(MENAFN- Asia Times)
US stock prices and President Biden's approval rating continued to tank, as inflation swamped household income. Only 39% of Americans approve of Biden's performance, and just 33% of Democrats think the country is heading in the right direction. That's no surprise, given the nearly 40% collapse of retailers' stock prices this year. The S&P 500 is teetering on the edge of a bear market – that is, a peak-to-trough decline of 20% or more.
The Biden stimulus – compounding the errors of the trump Administration – amounted to a Ponzi scheme that threw $6 trillion of spending power at US consumers while at the same time constricting supply. That's like handing out 10,000 vouchers for 5,000 available hot dogs at a baseball game.
The result is an inflation rate of 12%, not the 8% reported by the Bureau of Labor Statistics. Hourly earnings are rising by just 5% a year, so real income is crashing. Americans have been running up credit-card debt to make up the difference, but the meltdown of retail stocks signals that the post-COVID consumer boom is over.
US consumer prices rose by 8.3% in the year through April, according to official data, but that includes an inflation estimate for shelter inflation of just 5% a year. Rents rose 16% during the twelve months through April 30 according to both Zillow and Apartmentlist.com, the two most comprehensive private indices. Shelter is a third of the consumer price index, so the private-sector shelter numbers based on actual transactions add another 4 percentage points to consumer price inflation.

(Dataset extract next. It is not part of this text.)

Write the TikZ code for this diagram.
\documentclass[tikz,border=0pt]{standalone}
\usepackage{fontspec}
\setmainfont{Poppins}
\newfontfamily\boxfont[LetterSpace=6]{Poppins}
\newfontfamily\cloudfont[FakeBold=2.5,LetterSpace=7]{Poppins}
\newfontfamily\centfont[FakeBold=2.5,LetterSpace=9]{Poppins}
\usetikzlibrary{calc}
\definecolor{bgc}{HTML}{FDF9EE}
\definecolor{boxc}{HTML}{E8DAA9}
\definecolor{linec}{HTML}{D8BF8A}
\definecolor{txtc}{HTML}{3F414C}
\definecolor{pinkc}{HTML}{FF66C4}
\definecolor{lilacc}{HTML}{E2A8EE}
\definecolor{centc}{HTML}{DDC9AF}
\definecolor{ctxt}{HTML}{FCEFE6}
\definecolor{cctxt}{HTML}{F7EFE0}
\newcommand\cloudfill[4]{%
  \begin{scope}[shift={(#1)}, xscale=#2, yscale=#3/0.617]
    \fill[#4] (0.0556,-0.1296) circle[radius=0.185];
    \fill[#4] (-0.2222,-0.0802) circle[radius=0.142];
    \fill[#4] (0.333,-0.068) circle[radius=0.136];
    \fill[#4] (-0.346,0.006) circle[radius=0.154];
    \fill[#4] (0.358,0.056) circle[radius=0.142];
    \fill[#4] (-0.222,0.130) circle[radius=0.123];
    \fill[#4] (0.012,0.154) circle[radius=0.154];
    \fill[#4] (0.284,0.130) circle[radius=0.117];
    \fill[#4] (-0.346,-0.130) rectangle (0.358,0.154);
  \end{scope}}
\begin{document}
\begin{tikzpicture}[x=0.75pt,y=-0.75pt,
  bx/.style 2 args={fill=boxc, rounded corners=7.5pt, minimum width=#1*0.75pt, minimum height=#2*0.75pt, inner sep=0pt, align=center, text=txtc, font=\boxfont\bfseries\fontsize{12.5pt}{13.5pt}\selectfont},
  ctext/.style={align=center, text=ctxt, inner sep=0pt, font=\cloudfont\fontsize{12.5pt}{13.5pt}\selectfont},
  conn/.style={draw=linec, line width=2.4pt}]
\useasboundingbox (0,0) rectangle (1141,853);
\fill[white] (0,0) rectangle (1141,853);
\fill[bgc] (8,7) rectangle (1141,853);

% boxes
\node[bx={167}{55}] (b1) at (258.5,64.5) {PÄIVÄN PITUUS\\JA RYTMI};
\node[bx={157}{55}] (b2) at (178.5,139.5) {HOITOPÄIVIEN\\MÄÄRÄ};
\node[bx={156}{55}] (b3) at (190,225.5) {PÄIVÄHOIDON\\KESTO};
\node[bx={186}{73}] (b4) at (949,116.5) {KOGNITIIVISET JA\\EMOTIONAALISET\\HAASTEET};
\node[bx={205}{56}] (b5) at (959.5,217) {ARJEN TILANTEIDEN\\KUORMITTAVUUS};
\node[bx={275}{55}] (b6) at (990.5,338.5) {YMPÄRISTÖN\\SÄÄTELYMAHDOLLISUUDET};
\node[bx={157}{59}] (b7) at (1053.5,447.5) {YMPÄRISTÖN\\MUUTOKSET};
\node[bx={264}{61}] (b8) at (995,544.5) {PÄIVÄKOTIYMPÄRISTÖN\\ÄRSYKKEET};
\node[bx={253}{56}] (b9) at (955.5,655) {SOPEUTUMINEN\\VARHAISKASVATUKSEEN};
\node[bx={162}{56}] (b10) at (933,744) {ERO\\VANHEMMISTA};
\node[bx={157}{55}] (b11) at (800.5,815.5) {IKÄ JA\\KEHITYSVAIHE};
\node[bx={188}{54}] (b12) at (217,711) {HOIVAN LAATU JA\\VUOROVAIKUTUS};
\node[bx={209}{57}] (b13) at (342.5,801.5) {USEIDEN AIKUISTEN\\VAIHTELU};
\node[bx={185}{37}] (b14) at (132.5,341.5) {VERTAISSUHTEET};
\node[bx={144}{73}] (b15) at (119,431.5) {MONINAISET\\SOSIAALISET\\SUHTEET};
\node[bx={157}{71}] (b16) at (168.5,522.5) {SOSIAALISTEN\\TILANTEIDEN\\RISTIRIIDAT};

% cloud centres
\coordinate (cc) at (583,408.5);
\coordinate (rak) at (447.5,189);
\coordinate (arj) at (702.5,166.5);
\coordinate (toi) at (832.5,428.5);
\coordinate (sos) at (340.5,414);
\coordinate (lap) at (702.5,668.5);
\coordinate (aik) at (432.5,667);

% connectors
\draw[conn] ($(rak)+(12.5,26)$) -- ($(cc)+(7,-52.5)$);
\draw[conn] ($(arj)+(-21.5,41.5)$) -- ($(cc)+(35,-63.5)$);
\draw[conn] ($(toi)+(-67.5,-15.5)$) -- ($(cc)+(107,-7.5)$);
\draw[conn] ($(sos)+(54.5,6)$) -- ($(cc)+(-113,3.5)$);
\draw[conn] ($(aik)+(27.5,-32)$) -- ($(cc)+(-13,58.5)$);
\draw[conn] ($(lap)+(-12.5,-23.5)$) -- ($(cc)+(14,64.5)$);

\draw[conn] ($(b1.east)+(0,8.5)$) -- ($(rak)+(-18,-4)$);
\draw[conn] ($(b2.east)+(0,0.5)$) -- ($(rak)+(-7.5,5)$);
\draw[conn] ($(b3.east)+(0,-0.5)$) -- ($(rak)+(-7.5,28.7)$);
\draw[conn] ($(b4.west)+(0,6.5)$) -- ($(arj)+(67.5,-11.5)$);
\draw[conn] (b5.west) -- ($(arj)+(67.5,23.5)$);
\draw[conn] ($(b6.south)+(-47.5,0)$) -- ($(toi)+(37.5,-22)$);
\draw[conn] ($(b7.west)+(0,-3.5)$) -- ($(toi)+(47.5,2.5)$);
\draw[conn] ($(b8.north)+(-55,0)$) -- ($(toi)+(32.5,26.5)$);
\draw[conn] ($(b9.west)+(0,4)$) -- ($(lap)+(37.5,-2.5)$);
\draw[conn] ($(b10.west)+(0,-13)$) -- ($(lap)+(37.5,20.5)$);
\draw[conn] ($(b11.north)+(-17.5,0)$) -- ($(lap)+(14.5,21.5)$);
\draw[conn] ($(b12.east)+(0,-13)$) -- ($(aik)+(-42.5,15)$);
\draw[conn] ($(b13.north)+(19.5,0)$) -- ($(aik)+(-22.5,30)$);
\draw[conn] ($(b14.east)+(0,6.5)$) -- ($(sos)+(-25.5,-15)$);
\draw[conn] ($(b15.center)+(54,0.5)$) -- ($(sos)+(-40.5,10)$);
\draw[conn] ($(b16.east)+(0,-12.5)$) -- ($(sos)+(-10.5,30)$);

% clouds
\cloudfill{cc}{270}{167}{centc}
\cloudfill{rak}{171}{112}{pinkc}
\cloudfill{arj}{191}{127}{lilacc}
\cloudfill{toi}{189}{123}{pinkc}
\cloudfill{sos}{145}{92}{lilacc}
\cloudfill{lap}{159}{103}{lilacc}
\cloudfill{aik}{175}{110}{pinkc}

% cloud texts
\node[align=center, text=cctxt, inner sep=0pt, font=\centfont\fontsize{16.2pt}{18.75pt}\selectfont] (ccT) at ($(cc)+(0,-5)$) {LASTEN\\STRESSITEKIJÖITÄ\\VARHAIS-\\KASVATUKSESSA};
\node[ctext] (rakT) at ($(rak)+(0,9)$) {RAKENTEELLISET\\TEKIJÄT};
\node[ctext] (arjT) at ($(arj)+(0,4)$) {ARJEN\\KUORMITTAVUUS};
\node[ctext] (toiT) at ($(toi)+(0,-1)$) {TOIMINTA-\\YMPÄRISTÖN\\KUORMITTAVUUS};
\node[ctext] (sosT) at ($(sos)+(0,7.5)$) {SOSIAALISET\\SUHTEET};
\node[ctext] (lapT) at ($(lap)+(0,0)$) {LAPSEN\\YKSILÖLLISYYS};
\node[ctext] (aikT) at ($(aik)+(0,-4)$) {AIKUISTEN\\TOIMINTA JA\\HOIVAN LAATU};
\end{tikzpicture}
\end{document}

The Asia Times adjusted inflation rate of 12% implies that the fall in real earnings during the first quarter of 2022 was the worst on record, worse than the 1979-1980 recession – the last time that inflation rate was in double digits. After-tax earnings fell even more because inflation pushes workers into higher tax brackets and increases their effective tax rate.
The Trump administration bears some of the blame. The massive federal handout to counteract the economic impact of the Covid epidemic began under the previous administration. Biden made things much worse.

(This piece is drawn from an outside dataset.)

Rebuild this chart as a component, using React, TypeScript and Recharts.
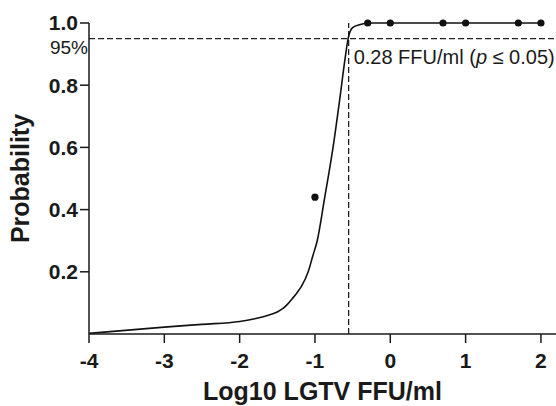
import React from "react";
import {
  ComposedChart,
  Line,
  Scatter,
  XAxis,
  YAxis,
  ReferenceLine,
  Label,
} from "recharts";

// fitted probit-style curve
const curveX = [-4, -3, -2.5, -2, -1.8, -1.6, -1.5, -1.42, -1.36, -1.3, -1.24, -1.18, -1.09, -1.03, -0.97, -0.87, -0.76, -0.67, -0.6, -0.56, -0.5, -0.4, -0.3, 2];
const curveY = [0.002, 0.022, 0.031, 0.04, 0.049, 0.062, 0.071, 0.083, 0.097, 0.114, 0.132, 0.153, 0.2, 0.25, 0.3, 0.44, 0.6, 0.757, 0.886, 0.95, 0.985, 0.995, 1, 1];

// observed points
const obsX = [-1, -0.3, 0, 0.7, 1, 1.7, 2];
const obsY = [0.44, 1, 1, 1, 1, 1, 1];

const xTicks = [-4, -3, -2, -1, 0, 1, 2];
const yTicks = [0.2, 0.4, 0.6, 0.8, 1.0];

const cutoffLog = -0.553; // log10(0.28)
const cutoffProb = 0.95;

const FONT = "'Liberation Sans', Arial, Helvetica, sans-serif";
const INK = "#1a1a1a";

const curveData = curveX.map((x, i) => ({ x, y: curveY[i] }));
const obsData = obsX.map((x, i) => ({ x, y: obsY[i] }));

const App = () => {
  return (
    <div style={{ position: "absolute", left: 0, top: 0 }}>
      <ComposedChart
        width={556}
        height={406}
        margin={{ top: 23, right: 0, bottom: 0, left: 0 }}
      >
        <XAxis
          dataKey="x"
          type="number"
          domain={[-4, 2.2]}
          ticks={xTicks}
          allowDataOverflow
          height={72}
          stroke={INK}
          strokeWidth={1.5}
          tickSize={9}
          tickMargin={10}
          tick={{ fill: INK, fontSize: 21, fontWeight: "bold", fontFamily: FONT }}
        >
          <Label
            content={({ viewBox }: any) => (
              <text
                x={viewBox.x + viewBox.width / 2}
                y={400}
                textAnchor="middle"
                fill={INK}
                fontSize={25}
                fontWeight="bold"
                fontFamily={FONT}
              >
                Log10 LGTV FFU/ml
              </text>
            )}
          />
        </XAxis>
        <YAxis
          dataKey="y"
          type="number"
          domain={[0, 1]}
          ticks={yTicks}
          width={89}
          stroke={INK}
          strokeWidth={1.5}
          tickSize={9}
          tickMargin={2}
          tickFormatter={(v: number) => v.toFixed(1)}
          tick={{ fill: INK, fontSize: 21, fontWeight: "bold", fontFamily: FONT }}
        >
          <Label
            content={({ viewBox }: any) => {
              const cy = viewBox.y + viewBox.height / 2;
              return (
                <text
                  x={29}
                  y={cy}
                  transform={`rotate(-90, 29, ${cy})`}
                  textAnchor="middle"
                  fill={INK}
                  fontSize={25}
                  fontWeight="bold"
                  fontFamily={FONT}
                >
                  Probability
                </text>
              );
            }}
          />
        </YAxis>

        <ReferenceLine
          y={cutoffProb}
          stroke="#222"
          strokeWidth={1.3}
          strokeDasharray="6 3"
          label={{
            content: ({ viewBox }: any) => (
              <text
                x={viewBox.x - 1}
                y={viewBox.y + 15}
                textAnchor="end"
                fill={INK}
                fontSize={19}
                fontFamily={FONT}
              >
                95%
              </text>
            ),
          }}
        />
        <ReferenceLine
          x={cutoffLog}
          stroke="#222"
          strokeWidth={1.3}
          strokeDasharray="6 3"
          label={{
            content: ({ viewBox }: any) => (
              <text
                x={viewBox.x + 5}
                y={viewBox.y + 41}
                fill={INK}
                fontSize={20}
                fontFamily={FONT}
              >
                0.28 FFU/ml (<tspan fontStyle="italic">p</tspan> ≤ 0.05)
              </text>
            ),
          }}
        />

        <Line
          data={curveData}
          dataKey="y"
          type="monotone"
          stroke="#111"
          strokeWidth={1.6}
          dot={false}
          activeDot={false}
          isAnimationActive={false}
        />
        <Scatter
          data={obsData}
          dataKey="y"
          fill="#111"
          isAnimationActive={false}
          shape={(p: any) => <circle cx={p.cx} cy={p.cy} r={3.6} fill="#111" />}
        />
      </ComposedChart>
    </div>
  );
};

export default App;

That explains why the retail sector led the market down, after warnings from Wal-Mart and Target that the giant retailers couldn't pass on rising costs to their customers.
Inflation is crushing capital investment as well as consumption. The Philadelphia Federal Reserve's monthly survey of manufacturing, closely followed as an early indicator of economic activity, showed a sharp drop in overall activity. Prices paid for raw materials as well as labor continued to rise, while planned capital expenditures sank.

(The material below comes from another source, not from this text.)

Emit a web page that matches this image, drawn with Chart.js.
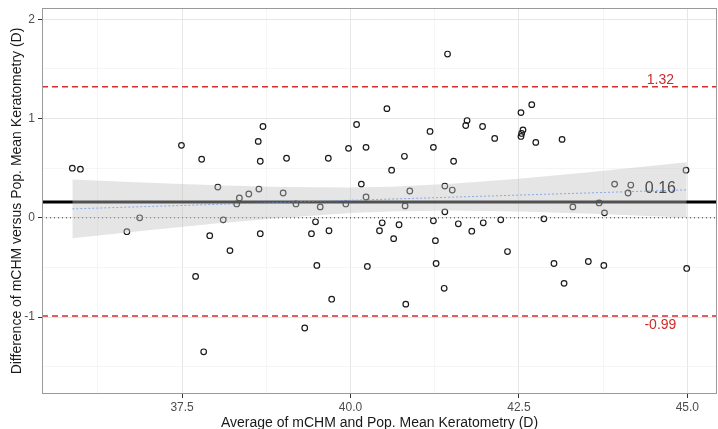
<!DOCTYPE html>
<html>
<head>
<meta charset="utf-8">
<script src="https://cdn.jsdelivr.net/npm/chart.js@4/dist/chart.umd.min.js"></script>
<style>
  html, body { margin: 0; padding: 0; background: #fff; }
  #wrap { width: 718px; height: 429px; }
</style>
</head>
<body>
<div id="wrap"><canvas id="baChart" width="718" height="429"></canvas></div>
<script>
// average of the two methods (x) and their difference (y)
const avgVals = [
  35.87, 35.99, 37.49, 37.79, 38.03, 38.31, 38.35, 38.49, 38.64, 38.63,
  38.70, 38.66, 39.00, 39.05, 39.19, 39.55, 39.67, 39.93, 39.97, 40.09,
  40.16, 40.23, 40.23, 40.54, 40.61, 40.80, 40.81, 40.88, 41.18, 41.23,
  41.40, 41.40, 41.44, 41.51, 41.53, 41.71, 41.73, 41.96, 42.14, 42.53,
  42.69, 42.56, 42.54, 42.53, 42.75, 43.14, 43.30, 43.69, 43.77, 43.92,
  44.16, 44.12, 44.98,
  36.68, 36.87, 38.11, 37.91, 38.21, 37.70, 37.82, 38.66, 39.48, 39.42,
  39.68, 39.50, 39.72, 39.32, 40.25, 40.43, 40.47, 40.64, 40.72, 40.82,
  41.23, 41.26, 41.27, 41.39, 41.60, 41.80, 41.97, 42.23, 42.33, 42.87,
  43.02, 43.17, 43.53, 43.76, 44.99
];
const diffVals = [
  0.50, 0.49, 0.73, 0.59, 0.31, 0.14, 0.20, 0.24, 0.29, 0.77,
  0.92, 0.57, 0.25, 0.60, 0.14, 0.11, 0.60, 0.14, 0.70, 0.94,
  0.34, 0.71, 0.21, 1.10, 0.48, 0.62, 0.12, 0.27, 0.87, 0.71,
  0.32, 0.06, 1.65, 0.28, 0.57, 0.93, 0.98, 0.92, 0.80, 1.06,
  1.14, 0.885, 0.85, 0.82, 0.76, 0.79, 0.11, 0.15, 0.05, 0.34,
  0.33, 0.25, 0.48,
  -0.14, 0.00, -0.02, -0.18, -0.33, -0.59, -1.35, -0.16, -0.04, -0.16,
  -0.13, -0.48, -0.82, -1.11, -0.49, -0.13, -0.05, -0.21, -0.07, -0.87,
  -0.03, -0.23, -0.46, -0.71, -0.06, -0.135, -0.05, -0.02, -0.34, -0.01,
  -0.46, -0.66, -0.44, -0.48, -0.51
];

const meanDiff = 0.16;
const upperLoA = 1.32;
const lowerLoA = -0.99;

// trend line with its confidence band
const bandX     = [35.87, 37.0, 38.0, 39.0, 40.0, 40.6, 41.5, 42.5, 43.5, 44.99];
const fitY      = [0.090, 0.114, 0.135, 0.156, 0.177, 0.189, 0.208, 0.229, 0.250, 0.282];
const bandUpper = [0.387, 0.354, 0.328, 0.311, 0.306, 0.314, 0.343, 0.394, 0.457, 0.561];
const bandLower = [-0.207, -0.126, -0.058, 0.001, 0.048, 0.064, 0.073, 0.064, 0.043, 0.003];

const xTicks = [36.25, 37.5, 38.75, 40.0, 41.25, 42.5, 43.75, 45.0];
const yTicks = [-1.5, -1, -0.5, 0, 0.5, 1, 1.5, 2];

const X_MIN = 35.42, X_MAX = 45.44;
const Y_MIN = -1.775, Y_MAX = 2.114;

const FONT = "'Liberation Sans', Arial, Helvetica, sans-serif";

const points = avgVals.map((v, i) => ({ x: v, y: diffVals[i] }));
const toXY = (xs, ys) => xs.map((v, i) => ({ x: v, y: ys[i] }));
const hLine = v => [{ x: X_MIN, y: v }, { x: X_MAX, y: v }];

const isMajorX = v => Math.abs(v / 2.5 - Math.round(v / 2.5)) < 1e-6;
const isMajorY = v => Math.abs(v - Math.round(v)) < 1e-6;

// panel border + value labels
const baDecor = {
  id: "baDecor",
  afterDatasetsDraw(chart) {
    const { ctx, chartArea: a, scales: { x, y } } = chart;
    ctx.save();
    ctx.strokeStyle = "#9a9a9a";
    ctx.lineWidth = 1;
    ctx.strokeRect(a.left + 0.5, a.top + 0.5, a.width - 1, a.height - 1);

    ctx.textAlign = "center";
    ctx.textBaseline = "middle";
    const lx = x.getPixelForValue(44.6);

    ctx.font = "14px " + FONT;
    ctx.fillStyle = "#cc2a2a";
    ctx.fillText(upperLoA.toFixed(2), lx, y.getPixelForValue(upperLoA) - 7);
    ctx.fillText(lowerLoA.toFixed(2), lx, y.getPixelForValue(lowerLoA) + 9);

    ctx.font = "16px " + FONT;
    ctx.fillStyle = "#4d4d4d";
    ctx.fillText(meanDiff.toFixed(2), lx, y.getPixelForValue(meanDiff) - 13);
    ctx.restore();
  }
};

new Chart(document.getElementById("baChart"), {
  type: "scatter",
  data: {
    datasets: [
      {
        type: "line", data: toXY(bandX, bandUpper),
        borderWidth: 0, pointRadius: 0, fill: "+1",
        backgroundColor: "rgba(192,192,192,0.42)", order: 1
      },
      {
        type: "line", data: toXY(bandX, bandLower),
        borderWidth: 0, pointRadius: 0, fill: false, order: 1
      },
      {
        type: "line", data: toXY(bandX, fitY),
        borderColor: "rgba(90,140,235,0.85)", borderWidth: 0.8,
        borderDash: [2, 2], pointRadius: 0, fill: false, order: 0
      },
      {
        type: "line", data: hLine(meanDiff),
        borderColor: "#000", borderWidth: 3, pointRadius: 0, fill: false, order: 2
      },
      {
        type: "line", data: hLine(upperLoA),
        borderColor: "#d42f2f", borderWidth: 1.5, borderDash: [6, 4],
        pointRadius: 0, fill: false, order: 2
      },
      {
        type: "line", data: hLine(lowerLoA),
        borderColor: "#d42f2f", borderWidth: 1.5, borderDash: [6, 4],
        pointRadius: 0, fill: false, order: 2
      },
      {
        type: "line", data: hLine(0),
        borderColor: "#333", borderWidth: 1, borderDash: [1, 3],
        pointRadius: 0, fill: false, order: 2
      },
      {
        data: points,
        pointStyle: "circle", pointRadius: 2.8, pointBorderWidth: 1.2,
        borderColor: "#1a1a1a", backgroundColor: "rgba(0,0,0,0)", order: 3
      }
    ]
  },
  options: {
    responsive: false,
    animation: false,
    devicePixelRatio: 1,
    layout: { autoPadding: false, padding: { top: 8, right: 1, left: 0, bottom: 0 } },
    plugins: { legend: { display: false }, tooltip: { enabled: false } },
    scales: {
      x: {
        type: "linear", min: X_MIN, max: X_MAX,
        afterBuildTicks: s => { s.ticks = xTicks.map(v => ({ value: v })); },
        afterFit: s => { s.height = 35; s.paddingLeft = 0; s.paddingRight = 0; },
        border: { display: false },
        grid: {
          color: c => isMajorX(c.tick.value) ? "#e6e6e6" : "#f1f1f1",
          lineWidth: c => isMajorX(c.tick.value) ? 1 : 0.7,
          tickColor: c => isMajorX(c.tick.value) ? "#333" : "rgba(0,0,0,0)",
          tickLength: 4
        },
        ticks: {
          autoSkip: false, maxRotation: 0, padding: 2,
          color: "#4d4d4d", font: { family: FONT, size: 12 },
          callback: v => isMajorX(v) ? v.toFixed(1) : ""
        },
        title: {
          display: true, text: "Average of mCHM and Pop. Mean Keratometry (D)",
          color: "#1a1a1a", font: { family: FONT, size: 14 },
          padding: { top: 0, bottom: -3 }
        }
      },
      y: {
        type: "linear", min: Y_MIN, max: Y_MAX,
        afterBuildTicks: s => { s.ticks = yTicks.map(v => ({ value: v })); },
        afterFit: s => { s.width = 42; s.paddingTop = 0; s.paddingBottom = 0; },
        border: { display: false },
        grid: {
          color: c => isMajorY(c.tick.value) ? "#e6e6e6" : "#f1f1f1",
          lineWidth: c => isMajorY(c.tick.value) ? 1 : 0.7,
          tickColor: c => isMajorY(c.tick.value) ? "#333" : "rgba(0,0,0,0)",
          tickLength: 4
        },
        ticks: {
          autoSkip: false, padding: 3,
          color: "#4d4d4d", font: { family: FONT, size: 12 },
          callback: v => isMajorY(v) ? String(v) : ""
        },
        title: {
          display: true, text: "Difference of mCHM versus Pop. Mean Keratometry (D)",
          color: "#1a1a1a", font: { family: FONT, size: 14 },
          padding: { top: 9, bottom: 0 }
        }
      }
    }
  },
  plugins: [baDecor]
});
</script>
</body>
</html>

The Philly Fed series is a diffusion index, so a reading of 80 for prices paid means that 80% of respondents to the survey are paying higher prices than the previous month. Higher input costs mean lower revenues and shrinking profits, and less money for capital spending.
Lots of additional demand but no additional supply, lots of hot dog vouchers but not enough hot dogs, is the culprit in Biden's great inflation. The Federal Reserve abetted the bunko game by expanding its balance sheet by $6 trillion, in effect printing money to pay for the consumer stimulus.
But the problem comes from the supply side. American business invested as much in 2021 as it did seven years earlier, leaving an enormous deficit in productive capacity. That's why raising interest rates will have no impact on inflation – except perhaps indirectly by taking some air out of the home price bubble – as I wrote in this space on April 6 (“Unseemly fed-ishisms in US monetary policy”).
The under-invested US economy couldn't satisfy the tsunami of demand unleashed by the stimulus. Biden's bunko money couldn't find enough US goods, so it bought goods from China. That underscores the failure of Trump's China tariffs: Between Aug. 2019 when the tariffs took effect and April 22, China's exports to the US rose by 55% seasonally adjusted. The only sensible suggestion to come from the Biden Administration regarding inflation was made by Treasury Secretary Janet Yellen, who observed that removing the tariffs would reduce inflation modestly.
The collapse of corporate CapEx will only make inflation worse. American nonfinancial businesses invested barely as much in 2021 as they did in 2014. The Trump corporate tax reform of 2017 is partly to blame. It reduced the headline rate on corporate taxes but eliminated depreciation allowances for capital investments. As a result, the constituent companies of the S&P 500 spent more money buying back their own stock than on capital investment in 2018, the first time that had happened since the 2008 recession.